Tu peux nous donner quelques chiffres sur tes jeux ?
Le premier tirage de Shabadabada était de 4 500 exemplaires. Ils ont été vendus en 8 mois environ. Et là, nous avons retiré à 6 000, c'était optimiste mais nécessaire pour des histoires de coûts. Nous en sommes maintenant à près de 7 500 exemplaires vendus et nous sommes très contents.
Sharad lui n'a été tiré qu'à 3 000 exemplaires, et ils ne sont toujours pas épuisés au bout de quatorze mois. C'est dommage mais il ne sera pas retiré.
Dindons & Dragons a été tiré à 6 000 exemplaires et a bien démarré (mais c'était Noël !). Pourvu que ça dure...
Les deux nouveaux bébés qui sortiront bientôt seront chacun tirés à 3 000 exemplaires.
A chaque fois, nous essayons de prendre notre prix de fabrication et de le multiplier par deux pour obtenir le prix de cession au distributeur. Mais nous ne comptons pas dans ce prix de fabrication les frais supplémentaires imputables à un premier tirage : outils particuliers de fabrication et illustrations. Et nous ne payons pas de maquettiste (c'est Dominique) ni de droits d'auteur (c'est moi)...
Donc, pour que tous les frais de fabrication soient payés, il nous faut vendre un peu plus de la moitié du tirage. Après, nous pouvons commencer à envisager de payer les charges sociales et tout le reste...

Pour l'instant, tu n'as édité que tes propres jeux. Verra-t-on d'autres auteurs édités chez La Haute Roche un jour ?
Non. Cela nous est interdit par l'administration.
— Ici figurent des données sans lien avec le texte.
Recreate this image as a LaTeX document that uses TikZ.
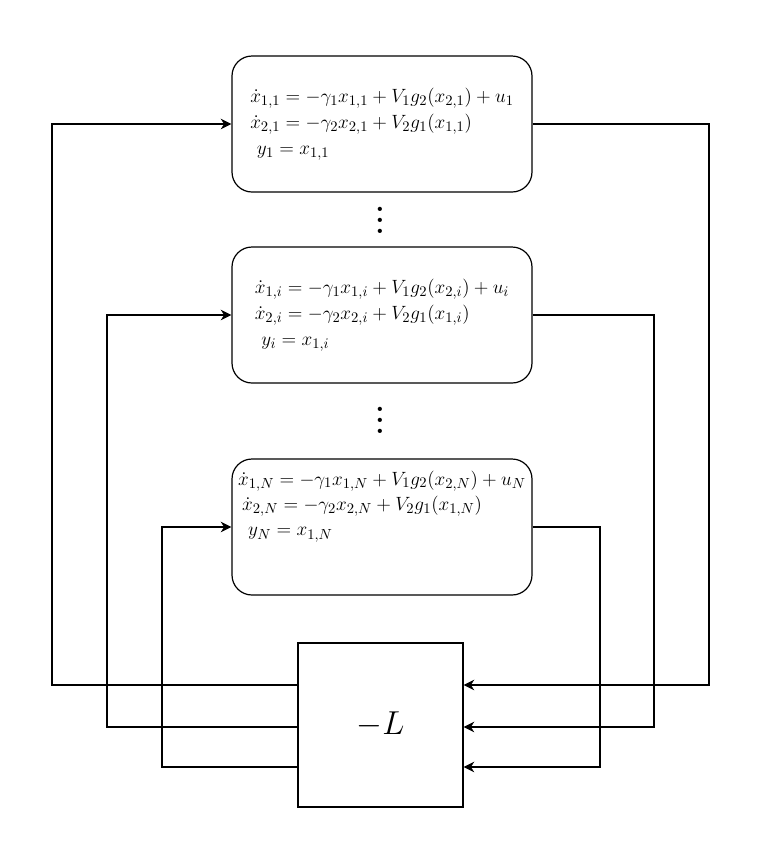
\documentclass[tikz,border=0pt]{standalone}
\usepackage{amsmath}
\usepackage{amssymb}
\usetikzlibrary{calc, positioning, arrows.meta}

\newcommand{\tallvdots}{\vbox{\baselineskip=8.25pt\lineskiplimit=0pt\hbox{.}\hbox{.}\hbox{.}}}

\begin{document}
\begin{tikzpicture}[x=0.75pt, y=-0.75pt,
        blk/.style={draw, line width=0.9pt, rounded corners=15pt, minimum width=225pt, minimum height=102pt, align=left, font=\fontsize{15.6}{19.5}\selectfont},
        eqn/.style={align=left, inner sep=2pt, font=\fontsize{15.6}{19}\selectfont},
        gain/.style={draw, line width=0.9pt, minimum width=123.75pt, minimum height=123pt, font=\fontsize{28.5}{32}\selectfont},
        dts/.style={inner sep=0pt, font=\fontsize{22}{26}\bfseries},
        fb/.style={-{Stealth[length=8pt, width=8pt, inset=2.5pt]}, line width=0.9pt}]
        \useasboundingbox (0,0) rectangle (764,858);

        \node[blk] (s1) at (382,124) {$\dot{x}_{1,1} = -\gamma_1 x_{1,1} + V_1 g_2(x_{2,1}) + u_1$\\$\dot{x}_{2,1} = -\gamma_2 x_{2,1} + V_2 g_1(x_{1,1})$\\\hspace{5pt}$y_1 = x_{1,1}$};
        \node[blk] (s2) at (382,315) {$\dot{x}_{1,i} = -\gamma_1 x_{1,i} + V_1 g_2(x_{2,i}) + u_i$\\$\dot{x}_{2,i} = -\gamma_2 x_{2,i} + V_2 g_1(x_{1,i})$\\\hspace{5pt}$y_i = x_{1,i}$};
        \node[blk] (s3) at (382,527) {};
        \node[eqn, anchor=north, yshift=-7pt] (e3) at (s3.north) {$\dot{x}_{1,N} = -\gamma_1 x_{1,N} + V_1 g_2(x_{2,N}) + u_N$\\\hspace{3pt}$\dot{x}_{2,N} = -\gamma_2 x_{2,N} + V_2 g_1(x_{1,N})$\\\hspace{7.5pt}$y_N = x_{1,N}$};

        \node[dts] (v1) at (380,220) {\tallvdots};
        \node[dts] (v2) at (380,420) {\tallvdots};

        \node[gain] (L) at (380.5,725) {$-L$};

        % corner points of the feedback loops
        \coordinate (a1) at (52,685);
        \coordinate (a2) at (107,727);
        \coordinate (a3) at (162,767);
        \coordinate (b1) at (709,685);
        \coordinate (b2) at (654,727);
        \coordinate (b3) at (600,767);

        \draw[fb] (L.west |- a1) -- (a1) |- (s1.west);
        \draw[fb] (L.west |- a2) -- (a2) |- (s2.west);
        \draw[fb] (L.west |- a3) -- (a3) |- (s3.west);
        \draw[fb] (s1.east) -| (b1) -- (L.east |- b1);
        \draw[fb] (s2.east) -| (b2) -- (L.east |- b2);
        \draw[fb] (s3.east) -| (b3) -- (L.east |- b3);
    \end{tikzpicture}
\end{document}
Comme je l'ai dit plus haut, je suis en profession libérale et je n'ai le droit d'éditer que mes propres jeux. Pour pouvoir éditer d'autres auteurs, il nous faudrait créer une véritable société ce dont nous n'avons nulle envie. Nous avons eu assez de problèmes pour être en règle et nous n'avons pas l'intention d¹entrer dans une nouvelle galère !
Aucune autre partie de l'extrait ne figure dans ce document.